Diving mule man in hot water
From ANIMAL PEOPLE, December 2001:
ST. LOUIS–Tim Rivers, 55, of Citra, Florida, notorious for the “Tim Rivers High Diving Mule Act” performed since 1957 at county fairs around the U.S., is among nine defendants named in federal indictments for allegedly illegally supplying 11 captive-raised tigers and leopards to canned hunts.
Indicted with Rivers for alleged conspiracy and Lacey Act violations were Lazy L Exotics owners Todd Lantz, 39, and Vicki Lantz, 40, of Cape Girardeau, Missouri; Freddy Wilmoth, 44, of Gentry, Arkansas, who is son of Wild Wilderness Drive Through Safari owner Ross Wilmoth; and Stoney Elam, 30, owner of the Power House Wildlife Sanctuary in Fort Gibson, Oklahoma.
Named later were three Michigan men who allegedly bought some of the animals’ pelts: George F. Riley, 69, of Farmington Hills; Leonard Kruszewski, 40, of Milford; and William D. Foshee, 43, of Jackson. Issued earlier, the indictments were opened in November 2001. The Lacey Act bars taking, moving, or selling in violation of any U.S. law or treaty.
The nine defendants were indicted in a continuing investigation, said a U.S. Fish and Wildlife Service press release. “In January 2001, Woody Thompson Jr.,” owner of the Willow Lake Sportsmen’s Club in Three Rivers, Michigan, “was sentenced to serve six months home detention and two years probation; fined $2,000; and ordered to pay $28,000 to the National Fish and Wildlife Foundation’s Save the Tigers Fund,” the Fish and Wildlife Service release said.
The case resulted from a probe by the Fish and Wildlife Service and federal attorneys in Missouri, Illinois, and Michigan, who the release said, “uncovered a group of residents and small business owners who allegedly bought and killed exotic tigers, leopards, snow leopards, lions, mountain lions, cougars, mixed breed cats and black bears with the intention of introducing meat and skins into the animal parts trade.”
Rivers was accused of selling two leopards in 1998. Elam allegedly sold two tigers and three leopards.
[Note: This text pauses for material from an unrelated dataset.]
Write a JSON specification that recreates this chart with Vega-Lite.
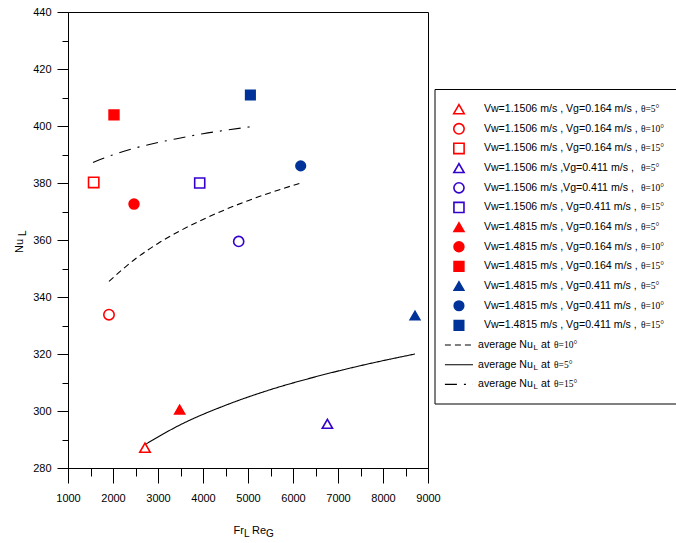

Todd Lantz was accused of buying four tigers from Freddy Wilmoth in 1998 and taking them to be shot at the 5H Ranch in Cape Girardeau. “Vicki Lantz prepared federal forms falsely stating that the transaction was a donation,” the press release said.
Jim Mason, now head of the Two Mauds Foundation in Mt. Vernon, Missouri, told ANIMAL PEOPLE that he had heard of the activities of Lazy L Exotics and the 5H Ranch “the first time I went to Cape Girardeau to investigate the wildlife traffic,” after editing the Animals’ Agenda magazine, 1981-1986.
Rivers took over the Diving Mule Act from his father, who reportedly founded it. In early years a monkey was often chained to the back of the mule, who was forced to dive into a tank of water from a ramp of varying height. In recent years the monkey was no longer seen.
Rivers fled town to evade cruelty charges against the Diving Mule Act in Babylon, N.Y., 1979 and 1991; Brockton, Mass., 1983; Jackson, Miss., 1988; Birmingham, Ala., 1990; and Lackawanna, N.Y., 2000. The Diving Mule Act was stopped by injunction in 1989 in Huntsville, Ala.; in 1994 in Chicago; and in 2001 in Green County, Tenn. In 1994, Brevard County, Fla., passed an emergency bylaw to bar the act from the county fair. In 1998 the Florida House
Agriculture Committe approved a bill to ban the Diving Mule Act, but the bill did not advance farther. In 1999 Rivers won dismissal of a cruelty case brought by Justice for Animals in North Carolina when the veterinarian who was to testify against him did not appear.